The growth in oil-train shipments fueled by the U.S. energy boom has stalled in recent months, dampened by safety problems and low crude prices.
The number of train cars carrying crude and other petroleum products peaked last fall, according to data from the Association of American Railroads, and began edging down. In March, oil-train traffic was down 7% on a year-over-year basis.
Railroads have been a major beneficiary of the U.S. energy boom, as oil companies turned to trains to move crude to refineries from remote oil fields in North Dakota and other areas not served by pipelines. Rail shipments of oil have expanded from 20 million barrels in 2010 to just under 374 million barrels last year, according to the U.S. Energy Information Administration.
About 1.38 million barrels a day of oil and fuels like gasoline rode the rails in March, versus an average of 1.5 million barrels a day in the same period a year ago, according to a Wall Street Journal analysis of the railroad association’s data.
Oil-train traffic declined 1% in the fourth quarter of 2014 as crude-oil prices started to tumble toward $50 a barrel. More recently, data from the U.S. Energy Department show oil-train movements out of the prolific Bakken Shale in North Dakota have leveled off as drillers there have begun to pump less, though oil-train shipments from the Rocky Mountain region have risen.
The slowdown comes as federal safety experts call for stronger tank cars. On Monday the National Transportation Safety Board recommended an aggressive five-year schedule for phasing out or upgrading older railcars used to haul crude-oil. A string of oil train accidents in recent months have resulted in spills, intense fires and community evacuations. The NTSB said railcars in use today rupture too quickly and aren’t fire-resistant enough.
A few incidents have involved more modern tank cars—the CPC-1232 model. The NTSB also said the new railcar’s design isn’t sturdy enough. “We can’t wait a decade for safer rail cars,” said NTSB Chairman Christopher A. Hart Monday in a letter to federal transportation regulators.
Opponents of a fast phaseout have said that if tougher standards are introduced too quickly it will create a railcar shortage and make some oil train operations unprofitable.

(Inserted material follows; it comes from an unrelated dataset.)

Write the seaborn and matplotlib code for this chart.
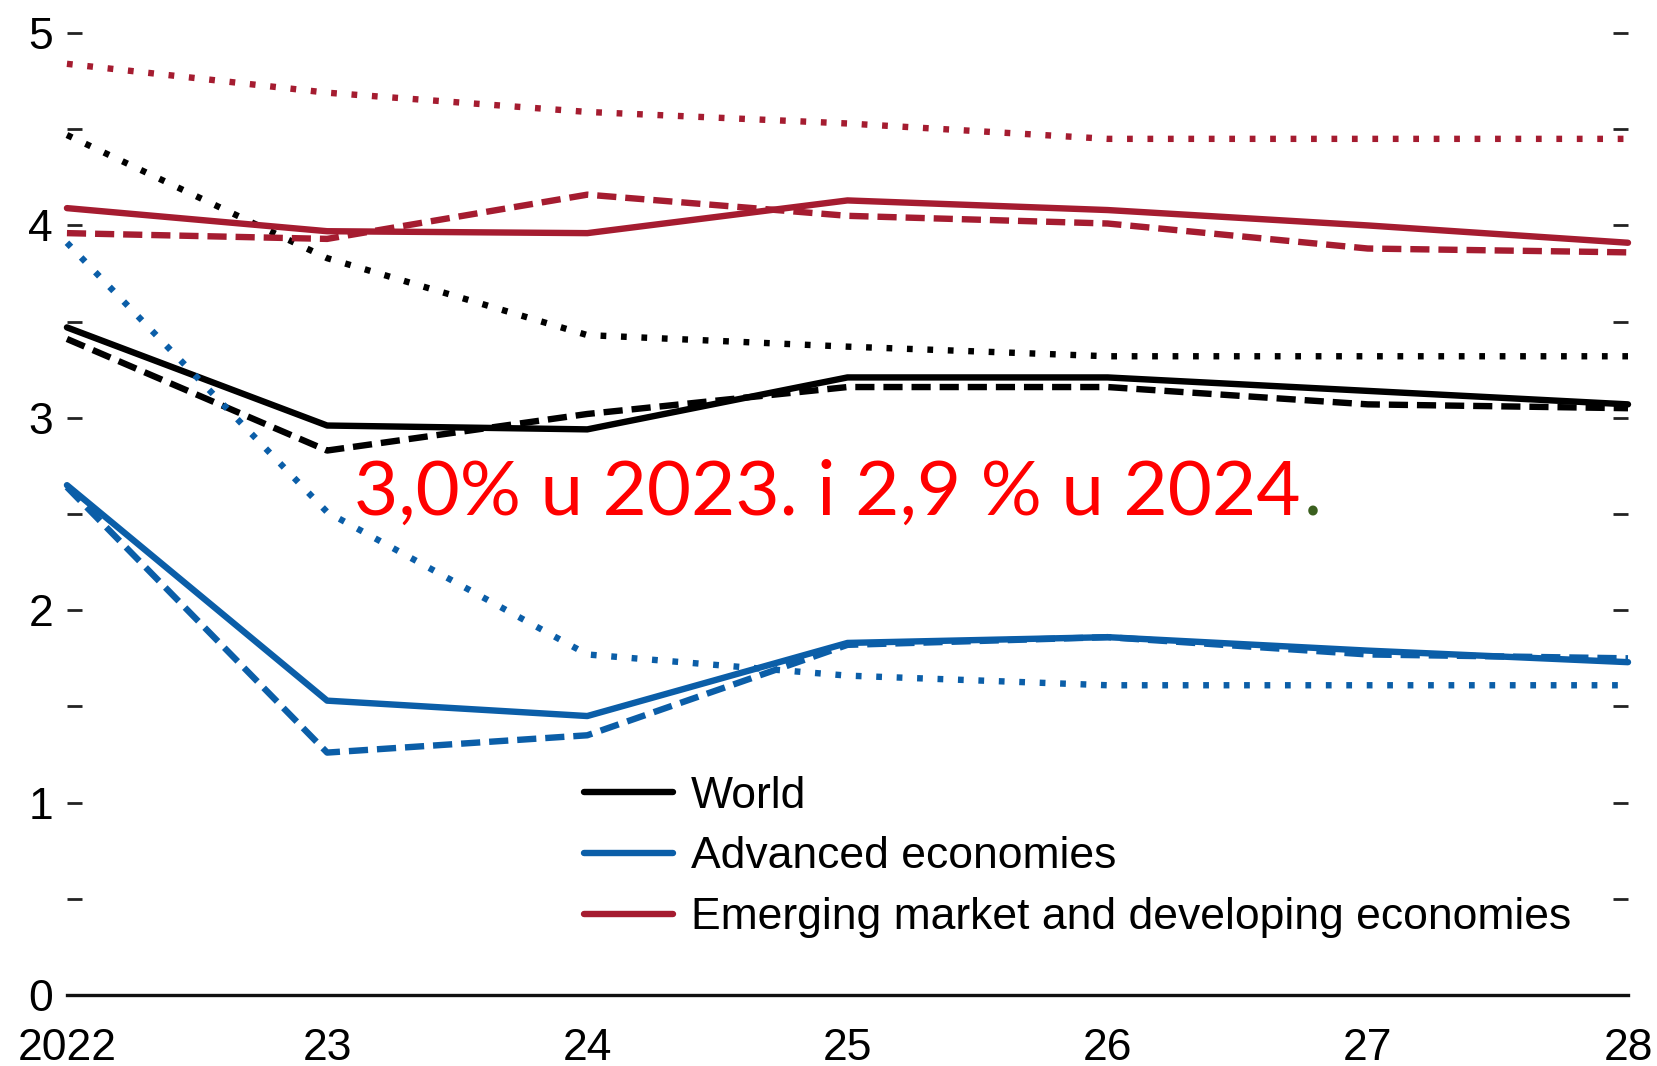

Many refiners, including Philadelphia Energy Solutions, say they are still committed to shipping oil on trains. Chief Executive Phil Rinaldi in December said he likes that railroads don’t require long-term contractual agreements the way pipelines do. That allows his plant managers to buy crude only when it’s needed.
With pipelines, “you have to pay for that transit whether it makes sense or not,” Mr. Rinaldi said. “With rail, that’s not the case.”
Railroad operators have warned investors that their outlook for transporting crude is slightly weaker than it was last year, said David Vernon, a rail analyst at Sanford C. Bernstein & Co.
BNSF Railway Co., which is responsible for about 70% of U.S. oil-train traffic, operated as many as 10 trains a day last year, but is averaging nine a day now, a spokesman said.
A spate of fiery derailments have also interfered with rail traffic this year.
At least four trains carrying crude have derailed since February, and in some cases tanker cars filled with oil have erupted into fireballs.
BNSF said it shut its main railroad track through northern Illinois for four days last month following an oil-train explosion in Galena, Ill., 160 miles west of Chicago, which caused delays. And deliveries to a major oil-train unloading terminal in Yorktown, Va., were halted for a week in late February following a CSX derailment in West Virginia that sparked a massive fire, according to Genscape Inc., an energy monitoring firm that tracks oil-train traffic.
Languishing oil prices also make oil-train transportation look too expensive when compared to shipping in foreign oil.
“With lower crude prices, the extra cost of rail makes it a tougher choice,” compared to importing tankers filled with foreign crude, said Sandy Fielden, an analyst with RBN Energy LLC.
Shipping oil across the U.S. on a train can cost from about $6 a barrel to nearly $12, depending on where the oil is pumped and where it’s going, Genscape data show. That mode of transport only makes sense when the price of American crude-oil is significantly cheaper than oil pumped overseas.
At times in recent years, U.S. crude sold for $10 to $20 a barrel less than oil pumped in places like Europe and West Africa. The big differential has made shipping American oil on trains an attractive option, said Colin Halling, an analyst at Genscape. “The wider that spread is, the better it is for the economics of crude by rail,” he said.
In recent weeks, the price gap between U.S. and Brent, the benchmark foreign crude, has narrowed to about $7 a barrel, making some oil-train shipments too costly at this time. But analysts at Barclays Bank PLC have forecast that the U.S. benchmark may sell for $13 a barrel less than its foreign counterparts, which would bolster oil-train shipments later this year.
—Bob Tita and Laura Stevens contributed to this article.